“Il tuo volto, Signore, io cerco: non nascondermi il tuo volto!” (Sal 27,8). La traduzione italiana del brano evangelico proclamato, nel suo lodevole sforzo di decodificare alcune espressioni dell’originale greco, fa purtroppo scomparire una triplice menzione del termine prósopon, volto, sottraendoci così una chiave di lettura unificante del brano evangelico odierno. Letteralmente leggiamo: “Gesù indurì il suo volto per andare a Gerusalemme … mandò dei messaggeri davanti al suo volto … ma non fu accolto perché il suo volto andava verso Gerusalemme” (vv. 51-53). È il volto di Dio, che ha assunto aspetto umano in Gesù di Nazaret, a essere in gioco qui, in una serie di eventi e dialoghi che ci parlano del discepolato con un linguaggio insolito e anche sorprendente
"Chi dite che io sia? Che volto mi attribuite voi che mi seguite già e voi che vorreste seguirmi?”. Un volto duro, risoluto, consapevole delle conseguenze che avrà il cammino che si sta per intraprendere verso Gerusalemme, un volto che guarda avanti, proteso verso il futuro immediato. E qui una prima stranezza: Gesù manda davanti al suo volto dei messaggeri, degli “angeli”. Non dei discepoli, perché i discepoli devono seguire il Maestro, andare dietro a lui: il ruolo di precursori spetta ai profeti e tra essi al Battista, mandati da Dio a “preparare per lui” (dice il testo odierno), a preparare il cammino per Gesù.
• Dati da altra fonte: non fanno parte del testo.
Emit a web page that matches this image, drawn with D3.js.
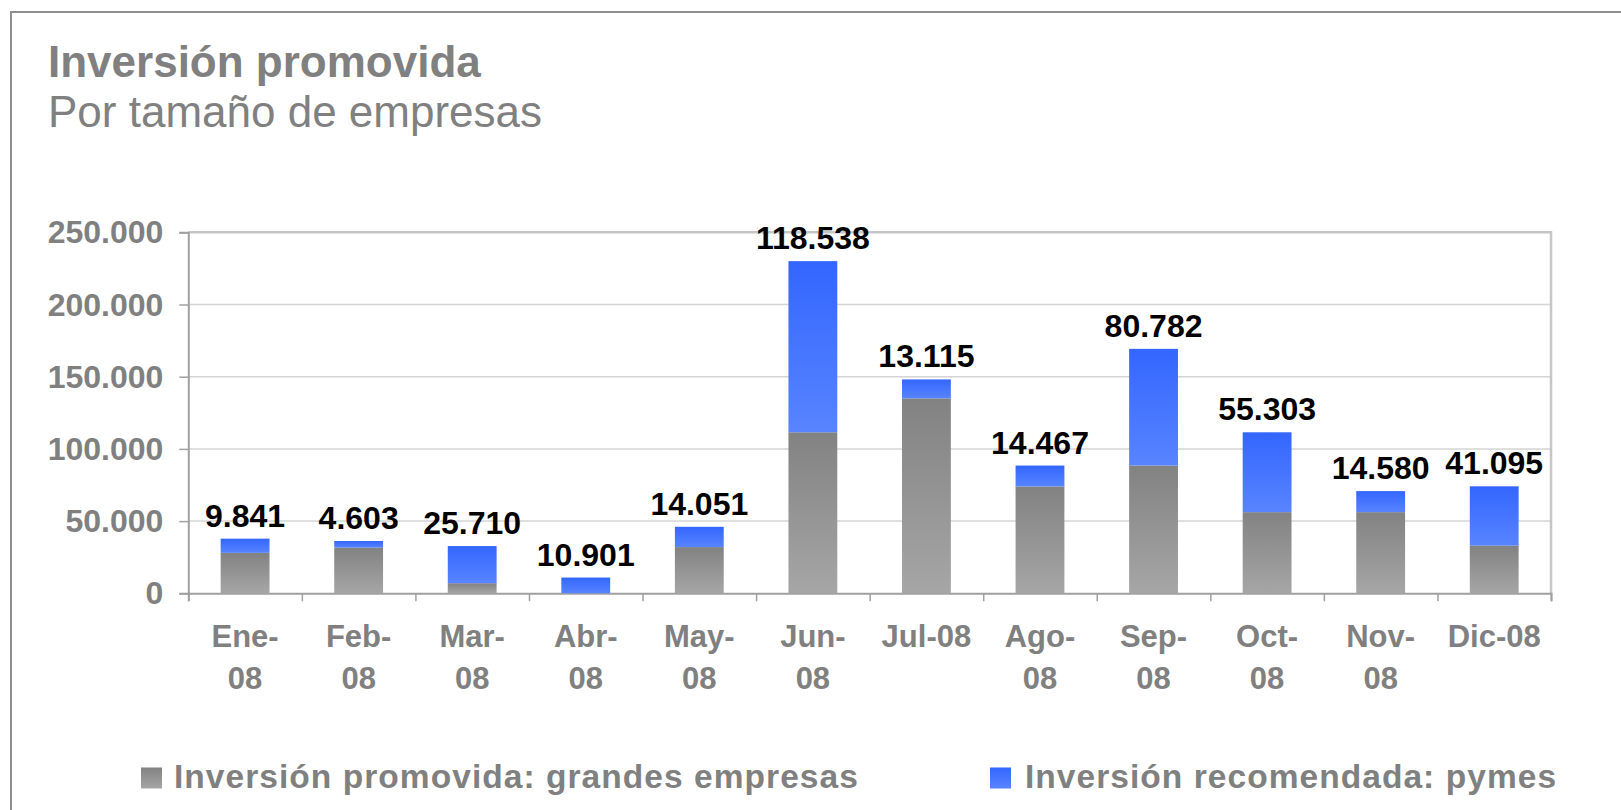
<!DOCTYPE html>
<html>
<head>
<meta charset="utf-8">
<script src="https://cdn.jsdelivr.net/npm/d3@7"></script>
<style>
  html, body { margin: 0; padding: 0; background: #fff; }
  svg { display: block; }
  text { font-family: "Liberation Sans", Arial, Helvetica, sans-serif; }
</style>
</head>
<body>
<svg id="chart" width="1621" height="810"></svg>
<script>
// ---- data ----
const categories = ["Ene-08","Feb-08","Mar-08","Abr-08","May-08","Jun-08","Jul-08","Ago-08","Sep-08","Oct-08","Nov-08","Dic-08"];
const xTickLines = [["Ene-","08"],["Feb-","08"],["Mar-","08"],["Abr-","08"],["May-","08"],["Jun-","08"],["Jul-08"],["Ago-","08"],["Sep-","08"],["Oct-","08"],["Nov-","08"],["Dic-08"]];
const grandes = [28000, 31600, 7000, 0, 32000, 111500, 135000, 74000, 88500, 56200, 56200, 33000];
const pymes   = [9841, 4603, 25710, 10901, 14051, 118538, 13115, 14467, 80782, 55303, 14580, 41095];
const yTicks  = [0, 50000, 100000, 150000, 200000, 250000];
const seriesNames = ["Inversión promovida: grandes empresas", "Inversión recomendada: pymes"];
const title = "Inversión promovida";
const subtitle = "Por tamaño de empresas";

// ---- setup ----
const svg = d3.select("#chart");
const W = 1621, H = 810;
const plot = { left: 188.3, right: 1551, top: 232.3, bottom: 593.3 };
const es = d3.formatLocale({ decimal: ",", thousands: ".", grouping: [3], currency: ["", ""] });
const fmt = es.format(",d");

const x = d3.scaleBand().domain(categories).range([plot.left, plot.right]).padding(0);
const y = d3.scaleLinear().domain([0, 250000]).range([plot.bottom, plot.top]);
const barW = x.bandwidth() * 0.43;

const defs = svg.append("defs");
function grad(id, c0, c1) {
  const g = defs.append("linearGradient").attr("id", id).attr("x1", 0).attr("y1", 0).attr("x2", 0).attr("y2", 1);
  g.append("stop").attr("offset", "0%").attr("stop-color", c0);
  g.append("stop").attr("offset", "100%").attr("stop-color", c1);
}
grad("gGray", "#828282", "#a6a6a6");
grad("gBlue", "#3366ff", "#5884ff");

// outer frame
svg.append("path")
  .attr("d", `M11,${H} L11,12 L${W},12`)
  .attr("fill", "none").attr("stroke", "#8f8f8f").attr("stroke-width", 2);

// titles
svg.append("text").attr("x", 48).attr("y", 77)
  .attr("font-size", 44).attr("font-weight", "bold").attr("fill", "#808080").text(title);
svg.append("text").attr("x", 48).attr("y", 127)
  .attr("font-size", 44).attr("fill", "#808080").text(subtitle);

// gridlines
svg.append("g").selectAll("line").data(yTicks.filter(d => d > 0 && d < 250000)).join("line")
  .attr("x1", plot.left).attr("x2", plot.right)
  .attr("y1", d => y(d)).attr("y2", d => y(d))
  .attr("stroke", "#d4d4d4").attr("stroke-width", 1.5);
// top and right plot border
svg.append("path")
  .attr("d", `M${plot.left},${y(250000)} L${plot.right},${y(250000)} L${plot.right},${plot.bottom}`)
  .attr("fill", "none").attr("stroke", "#c6c6c6").attr("stroke-width", 2.5);

// y axis
const yAxis = svg.append("g").attr("transform", `translate(${plot.left},0)`)
  .call(d3.axisLeft(y).tickValues(yTicks).tickSize(9).tickPadding(16).tickFormat(fmt));
yAxis.select(".domain").attr("stroke", "#a0a0a0").attr("stroke-width", 2);
yAxis.selectAll(".tick line").attr("stroke", "#a0a0a0").attr("stroke-width", 1.5);
yAxis.selectAll(".tick text").attr("font-size", 32).attr("font-weight", "bold").attr("fill", "#808080")
  .attr("font-family", "'Liberation Sans', Arial, sans-serif").attr("dy", "0.33em");

// x axis (ticks on category boundaries)
const xb = d3.scaleLinear().domain([0, categories.length]).range([plot.left, plot.right]);
const xAxis = svg.append("g").attr("transform", `translate(0,${plot.bottom})`)
  .call(d3.axisBottom(xb).tickValues(d3.range(categories.length + 1)).tickSize(8).tickFormat(""));
xAxis.select(".domain").attr("stroke", "#a0a0a0").attr("stroke-width", 2);
xAxis.selectAll(".tick line").attr("stroke", "#a0a0a0").attr("stroke-width", 1.5);

// category labels
const xl = svg.append("g");
categories.forEach((c, i) => {
  const t = xl.append("text").attr("x", x(c) + x.bandwidth() / 2).attr("y", 647)
    .attr("text-anchor", "middle").attr("font-size", 31).attr("font-weight", "bold").attr("fill", "#808080");
  xTickLines[i].forEach((ln, j) => {
    t.append("tspan").attr("x", x(c) + x.bandwidth() / 2).attr("dy", j === 0 ? 0 : 42).text(ln);
  });
});

// bars
const bars = svg.append("g");
categories.forEach((c, i) => {
  const cx = x(c) + x.bandwidth() / 2;
  if (grandes[i] > 0) {
    bars.append("rect").attr("x", cx - barW / 2).attr("width", barW)
      .attr("y", y(grandes[i])).attr("height", y(0) - y(grandes[i]))
      .attr("fill", "url(#gGray)");
  }
  bars.append("rect").attr("x", cx - barW / 2).attr("width", barW)
    .attr("y", y(grandes[i] + pymes[i])).attr("height", y(grandes[i]) - y(grandes[i] + pymes[i]))
    .attr("fill", "url(#gBlue)");
  svg.append("text").attr("x", cx).attr("y", y(grandes[i] + pymes[i]) - 12)
    .attr("text-anchor", "middle").attr("font-size", 32).attr("font-weight", "bold").attr("fill", "#000")
    .text(fmt(pymes[i]));
});

// legend
const legend = [
  { name: seriesNames[0], fill: "url(#gGray)", sx: 141, tx: 174 },
  { name: seriesNames[1], fill: "url(#gBlue)", sx: 990, tx: 1025 }
];
legend.forEach(l => {
  svg.append("rect").attr("x", l.sx).attr("y", 767.5).attr("width", 21).attr("height", 21).attr("fill", l.fill);
  svg.append("text").attr("x", l.tx).attr("y", 788)
    .attr("font-size", 33.5).attr("font-weight", "bold").attr("fill", "#808080")
    .attr("letter-spacing", 1.05).text(l.name);
});
</script>
</body>
</html>
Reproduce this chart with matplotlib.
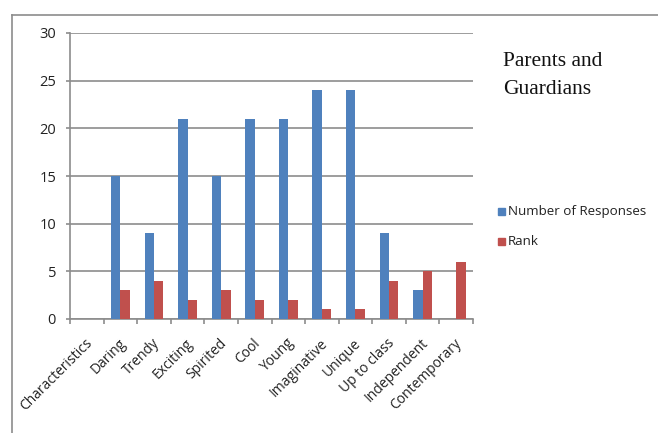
import numpy as np
import matplotlib.pyplot as plt
from matplotlib.lines import Line2D
from matplotlib.patches import Rectangle
import matplotlib.transforms as mtransforms

categories = ["Characteristics", "Daring", "Trendy", "Exciting", "Spirited", "Cool",
              "Young", "Imaginative", "Unique", "Up to class", "Independent", "Contemporary"]
responses = [0, 15, 9, 21, 15, 21, 21, 24, 24, 9, 3, 0]
rank = [0, 3, 4, 2, 3, 2, 2, 1, 1, 4, 5, 6]

blue = "#4F81BD"
red = "#C0504D"
grid_col = "#8C8C8C"
label_font = ["Open Sans", "DejaVu Sans"]

fig = plt.figure(figsize=(6.58, 4.33), dpi=100)
ax = fig.add_axes([70 / 658, 1 - 319 / 433, 403 / 658, 286 / 433])

x = np.arange(len(categories))
w = 0.28
ax.bar(x - w / 2, responses, width=w, color=blue, zorder=3)
ax.bar(x + w / 2, rank, width=w, color=red, zorder=3)

ax.set_xlim(-0.5, len(categories) - 0.5)
ax.set_ylim(0, 30)
ax.set_yticks(range(0, 31, 5))
ax.yaxis.grid(True, color=grid_col, linewidth=1.2, zorder=0)
ax.set_axisbelow(True)

for side in ["top", "right"]:
    ax.spines[side].set_visible(False)
for side in ["left", "bottom"]:
    ax.spines[side].set_color(grid_col)
    ax.spines[side].set_linewidth(1.2)

# ticks between categories on the x axis
ax.set_xticks(np.arange(-0.5, len(categories), 1.0))
ax.set_xticklabels([])
ax.set_xticks(x, minor=True)
ax.tick_params(axis="x", which="major", length=3.5, color=grid_col, width=1.2)
ax.tick_params(axis="x", which="minor", length=0)
ax.tick_params(axis="y", length=3, color=grid_col, width=1.2, pad=7)
for lbl in ax.get_yticklabels():
    lbl.set_family(label_font)
    lbl.set_fontsize(10.5)
    lbl.set_color("#222222")

offset = mtransforms.ScaledTranslation(2.5 / 72, -16 / 72, fig.dpi_scale_trans)
for xi, name in zip(x, categories):
    ax.text(xi, 0, name, rotation=45, rotation_mode="anchor", ha="right", va="center",
            transform=ax.get_xaxis_transform() + offset, family=label_font,
            fontsize=10, color="#222222")

fig.text(503 / 658, 1 - 52 / 433, "Parents and\nGuardians", family="Liberation Serif",
         fontsize=15.5, va="top", ha="left", linespacing=1.65, color="#111111")

# legend entries
for yy, col, name in [(211, blue, "Number of Responses"), (241, red, "Rank")]:
    fig.patches.append(Rectangle((498 / 658, 1 - (yy + 4) / 433), 7 / 658, 7 / 433,
                                 transform=fig.transFigure, color=col))
    fig.text(508 / 658, 1 - yy / 433, name, family=label_font, fontsize=9.6,
             va="center", ha="left", color="#222222")

# outer frame (top and left edges)
fig.lines.append(Line2D([12 / 658, 1], [1 - 15 / 433, 1 - 15 / 433],
                        transform=fig.transFigure, color="#8C8C8C", linewidth=1.2))
fig.lines.append(Line2D([12 / 658, 12 / 658], [1 - 15 / 433, 0],
                        transform=fig.transFigure, color="#8C8C8C", linewidth=1.2))

fig.savefig("out.png", dpi=100)
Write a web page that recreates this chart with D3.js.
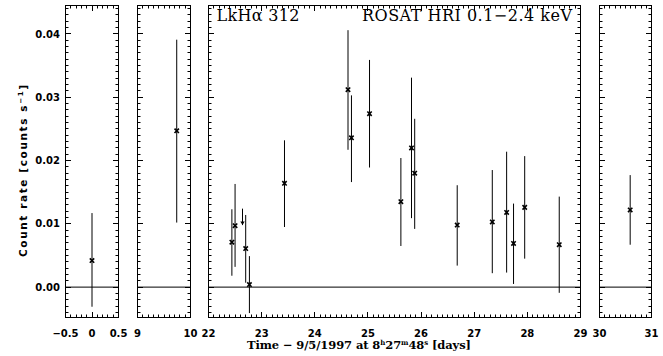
<!DOCTYPE html>
<html>
<head>
<meta charset="utf-8">
<script src="https://cdn.jsdelivr.net/npm/d3@7"></script>
<style>
  body { margin: 0; background: #fff; }
  svg { display: block; }
</style>
</head>
<body>
<div id="chart"></div>
<script>
// light curve points: time [days], count rate and error bar ends [counts/s]
const times   = [0.00, 9.74, 22.44, 22.50, 22.70, 22.77, 23.43, 24.625, 24.69, 25.03, 25.62, 25.82, 25.88, 26.68, 27.34, 27.61, 27.74, 27.95, 28.60, 30.59];
const rates   = [0.0042, 0.0247, 0.0071, 0.0097, 0.0061, 0.0004, 0.0164, 0.0312, 0.0236, 0.0274, 0.0135, 0.0220, 0.0180, 0.0098, 0.0103, 0.0118, 0.0069, 0.0126, 0.0067, 0.0122];
const errLow  = [-0.0031, 0.0102, 0.0018, 0.0032, 0.0007, -0.0041, 0.0095, 0.0217, 0.0166, 0.0189, 0.0065, 0.0109, 0.0092, 0.0034, 0.0022, 0.0023, 0.0005, 0.0045, -0.0009, 0.0067];
const errHigh = [0.0117, 0.0391, 0.0123, 0.0163, 0.0114, 0.0049, 0.0232, 0.0406, 0.0303, 0.0359, 0.0204, 0.0331, 0.0266, 0.0161, 0.0185, 0.0214, 0.0132, 0.0207, 0.0143, 0.0177];

// upper limit point
const limitTimes = [22.64];
const limitTops  = [0.0124];
const limitEnds  = [0.0098];

// panel x ranges (broken time axis) and tick labels
const panelDomains = [[-0.5, 0.5], [9, 10], [22, 29], [30, 31]];
const panelTicks   = [[-0.5, 0, 0.5], [9, 10], [22, 23, 24, 25, 26, 27, 28, 29], [30, 31]];
const yTicks = [0.00, 0.01, 0.02, 0.03, 0.04];

const W = 663, H = 356;
const plotTop = 5.5, plotBottom = 317.5;
const panelPx = [[65.5, 118.5], [137.5, 190.5], [208.5, 580.5], [599.5, 651.5]];

const svg = d3.select('#chart').append('svg').attr('width', W).attr('height', H);

const y = d3.scaleLinear().domain([-0.0048, 0.0445]).range([plotBottom, plotTop]);
const yMinor = d3.range(-0.004, 0.0445, 0.001).map(v => +v.toFixed(3));
const crisp = v => Math.round(v - 0.5) + 0.5;

panelDomains.forEach((dom, i) => {
    const x = d3.scaleLinear().domain(dom).range(panelPx[i]);
    const xMinor = d3.range(dom[0], dom[1] + 1e-9, 0.1).map(v => +v.toFixed(1));
    const g = svg.append('g');
    const [left, right] = panelPx[i];

    // inward ticks on all four sides, one path per panel
    let d = '';
    xMinor.forEach(v => { const px = crisp(x(v)); d += `M${px},${plotBottom}v-3M${px},${plotTop}v3`; });
    panelTicks[i].forEach(v => { const px = crisp(x(v)); d += `M${px},${plotBottom}v-5.5M${px},${plotTop}v5.5`; });
    yMinor.forEach(v => { const py = crisp(y(v)); d += `M${left},${py}h3M${right},${py}h-3`; });
    yTicks.forEach(v => { const py = crisp(y(v)); d += `M${left},${py}h5.5M${right},${py}h-5.5`; });
    g.append('path').attr('d', d).attr('stroke', '#000').attr('stroke-width', 1).attr('fill', 'none');

    g.append('rect')
        .attr('x', left).attr('y', plotTop)
        .attr('width', right - left).attr('height', plotBottom - plotTop)
        .attr('fill', 'none').attr('stroke', '#000').attr('stroke-width', 1);

    // zero line
    g.append('line')
        .attr('x1', left).attr('x2', right)
        .attr('y1', y(0)).attr('y2', y(0))
        .attr('stroke', '#000').attr('stroke-width', 1);

    // x tick labels
    g.selectAll('text.xt').data(panelTicks[i]).enter().append('text')
        .attr('class', 'xt')
        .attr('x', v => x(v))
        .attr('y', 336.5)
        .attr('text-anchor', 'middle')
        .attr('font-family', 'DejaVu Sans')
        .attr('font-weight', 'bold')
        .attr('font-size', 10)
        .text(v => v === 0 ? '0' : (Number.isInteger(v) ? v : d3.format('.1f')(v)));

    // points in this panel
    const idx = d3.range(times.length).filter(k => times[k] >= dom[0] && times[k] <= dom[1]);
    g.selectAll('line.err').data(idx).enter().append('line')
        .attr('class', 'err')
        .attr('x1', k => x(times[k])).attr('x2', k => x(times[k]))
        .attr('y1', k => y(errHigh[k])).attr('y2', k => y(errLow[k]))
        .attr('stroke', '#000').attr('stroke-width', 1);
    idx.forEach(k => {
        const cx = x(times[k]), cy = y(rates[k]), s = 2.2;
        g.append('path')
            .attr('d', `M${cx - s},${cy - s}L${cx + s},${cy + s}M${cx - s},${cy + s}L${cx + s},${cy - s}`)
            .attr('stroke', '#000').attr('stroke-width', 1.6).attr('fill', 'none');
    });

    // upper limits
    limitTimes.forEach((t, k) => {
        if (t < dom[0] || t > dom[1]) return;
        const cx = x(t);
        g.append('line')
            .attr('x1', cx).attr('x2', cx)
            .attr('y1', y(limitTops[k])).attr('y2', y(limitEnds[k]))
            .attr('stroke', '#000').attr('stroke-width', 1);
        const ay = y(limitEnds[k]);
        g.append('path')
            .attr('d', `M${cx - 2.2},${ay - 3.5}L${cx + 2.2},${ay - 3.5}L${cx},${ay}Z`)
            .attr('fill', '#000');
    });
});

// y tick labels (first panel only)
svg.selectAll('text.yt').data(yTicks).enter().append('text')
    .attr('class', 'yt')
    .attr('x', 60)
    .attr('y', v => y(v))
    .attr('dy', '0.36em')
    .attr('text-anchor', 'end')
    .attr('font-family', 'DejaVu Sans')
    .attr('font-weight', 'bold')
    .attr('font-size', 10)
    .text(v => d3.format('.2f')(v));

// y axis title
const yt = svg.append('text')
    .attr('transform', 'translate(27,171) rotate(-90)')
    .attr('text-anchor', 'middle')
    .attr('font-family', 'DejaVu Sans')
    .attr('font-weight', 'bold')
    .attr('font-size', 10.5)
    .attr('textLength', 172)
    .attr('lengthAdjust', 'spacing');
yt.append('tspan').text('Count rate [counts s');
yt.append('tspan').attr('font-size', 7).attr('dy', -4).text('−1');
yt.append('tspan').attr('dy', 4).text(']');

// x axis title
const xt = svg.append('text')
    .attr('x', 359)
    .attr('y', 348.5)
    .attr('text-anchor', 'middle')
    .attr('font-family', 'DejaVu Serif')
    .attr('font-weight', 'bold')
    .attr('font-size', 11.5)
    .attr('textLength', 224)
    .attr('lengthAdjust', 'spacing');
xt.append('tspan').text('Time − 9/5/1997 at 8');
xt.append('tspan').attr('font-size', 7).attr('dy', -4).text('h');
xt.append('tspan').attr('dy', 4).text('27');
xt.append('tspan').attr('font-size', 7).attr('dy', -4).text('m');
xt.append('tspan').attr('dy', 4).text('48');
xt.append('tspan').attr('font-size', 7).attr('dy', -4).text('s');
xt.append('tspan').attr('dy', 4).text(' [days]');

// annotations in the main panel
svg.append('text')
    .attr('x', 216.5).attr('y', 21)
    .attr('font-family', 'DejaVu Serif')
    .attr('font-size', 16)
    .attr('textLength', 83)
    .attr('lengthAdjust', 'spacing')
    .text('LkHα 312');
svg.append('text')
    .attr('x', 572).attr('y', 21)
    .attr('text-anchor', 'end')
    .attr('font-family', 'DejaVu Serif')
    .attr('font-size', 16)
    .attr('textLength', 210)
    .attr('lengthAdjust', 'spacing')
    .text('ROSAT HRI 0.1−2.4 keV');
</script>
</body>
</html>
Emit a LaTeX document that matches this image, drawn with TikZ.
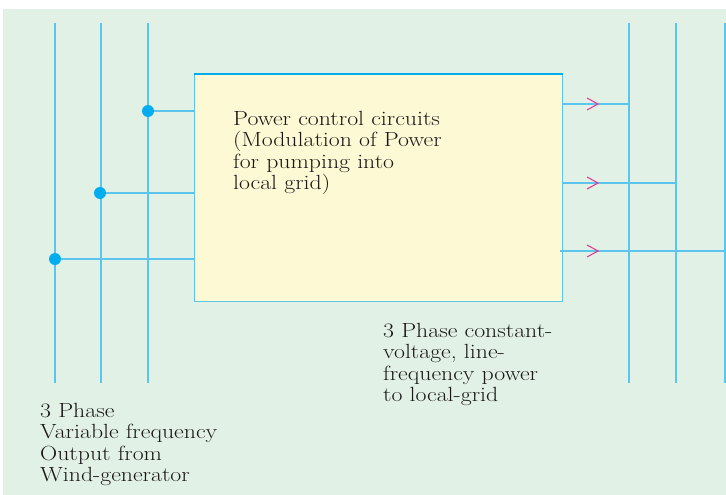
\documentclass[tikz,border=0pt]{standalone}
\usepackage{fontspec}
\setmainfont{Latin Modern Roman}[FakeStretch=1.16]
\usetikzlibrary{positioning}
\definecolor{bgcol}{HTML}{E1F1E6}
\definecolor{boxcol}{HTML}{FEF9D5}
\definecolor{wirecol}{HTML}{5BC5EE}
\definecolor{dotcol}{HTML}{00AEEF}
\definecolor{chevcol}{HTML}{E8308A}
\definecolor{txtcol}{HTML}{1A1718}
\tikzset{
  wire/.style={wirecol, line width=1.3pt},
  tap/.style={circle, fill=dotcol, inner sep=0pt, minimum size=12pt},
  chev/.style={chevcol, line width=1pt},
  caption/.style={align=left, anchor=north west, inner sep=0pt, text=txtcol,
    font=\rmfamily\fontsize{20.5}{21.3}\selectfont},
}

\begin{document}
\begin{tikzpicture}[x=1pt, y=-1pt]
    % Draw background
    \useasboundingbox (0,0) rectangle (726,495);
    \fill[bgcol] (3,9) rectangle (726,495);

    % Draw the control box
    \node[draw=wirecol, line width=1.3pt, fill=boxcol, minimum width=368pt,
          minimum height=227pt, inner sep=0pt, anchor=north west] (ctrl) at (194,74) {};
    \draw[dotcol, line width=2.5pt] (ctrl.north west) -- (ctrl.north east);

    % Draw input phase lines
    \foreach \n/\x in {a/55, b/101, c/148} {
        \coordinate (in\n top) at (\x,23);
        \coordinate (in\n bot) at (\x,383);
        \draw[wire] (in\n top) -- (in\n bot);
    }

    % Draw output phase lines
    \foreach \n/\x in {a/629, b/676, c/725} {
        \coordinate (out\n top) at (\x,23);
        \coordinate (out\n bot) at (\x,383);
        \draw[wire] (out\n top) -- (out\n bot);
    }

    % Draw taps into the box
    \node[tap] (tapc) at (148,111) {};
    \node[tap] (tapb) at (100,193) {};
    \node[tap] (tapa) at (55,259) {};
    \draw[wire] (tapc) -- (tapc -| ctrl.west);
    \draw[wire] (tapb) -- (tapb -| ctrl.west);
    \draw[wire] (tapa) -- (tapa -| ctrl.west);

    % Draw outputs from the box
    \coordinate (oa) at (562,104);
    \coordinate (ob) at (562,183);
    \coordinate (oc) at (560,251);
    \draw[wire] (oa) -- (oa -| outatop);
    \draw[wire] (ob) -- (ob -| outbtop);
    \draw[wire] (oc) -- (oc -| outctop);
    \foreach \y in {104,183,251}
        \draw[chev] (587,\y-6) -- (598,\y) -- (587,\y+6);

    % Draw the labels
    \node[caption] (boxtxt) at (233,111) {Power control circuits\\(Modulation of Power\\for pumping into\\local grid)};
    \node[caption] (outtxt) at (383,323) {3 Phase constant-\\voltage, line-\\frequency power\\to local-grid};
    \node[caption] (intxt) at (40,403) {3 Phase\\Variable frequency\\Output from\\Wind-generator};
\end{tikzpicture}
\end{document}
I discepoli – in particolare i due più focosi, i “figli del tuono” Giacomo e Giovanni – entrano in scena appena saputo del rifiuto opposto dai samaritani. E lo fanno non solo sfigurando il volto di Gesù in un risentimento vendicativo, ma attribuendosi addirittura dei poteri sovraumani, come se si sentissero sicuri di ottenere dal cielo il fuoco invocato, come se si credessero in possesso dello stesso spirito del profeta Elia, lui sì precursore della venuta di Gesù.
A questo punto Gesù si volta, cambia direzione al suo sguardo e rimprovera i discepoli, cambiando il villaggio-tappa del cammino e cambiando i paradigmi della sequela. Luca nel brano immediatamente successivo ci presenterà tre abbozzi di vocazione – due autopromosse, inframmezzate da una suscitata da Gesù –, ma le tre risposte di Gesù non riguardano tanto gli interlocutori immediati quanto piuttosto i discepoli presenti e futuri; riguardano la consapevolezza del volto, del “chi è” colui che si sta già seguendo o che si vorrebbe iniziare a seguire o dal quale si è stati invitati alla sequela. Tre risposte “a lato” delle domande, tre risposte non perfettamente pertinenti agli interrogativi, tre riprese che riportano il discorso su un altro piano, sul significato della sequela.
Parole, come quelle odierne, rivolte a singoli discepoli, perché la chiamata di ciascuno è personalissima, ma parole che – accolte – creano, plasmano, edificano la comunità cristiana, una comunità che sarà anche capace di invocare e far scendere il fuoco dall’alto: ma sarà il fuoco dello Spirito che si poserà, come si è posato a Pentecoste, sulla comunità, divenuta per grazia un cuore solo e un’anima sola.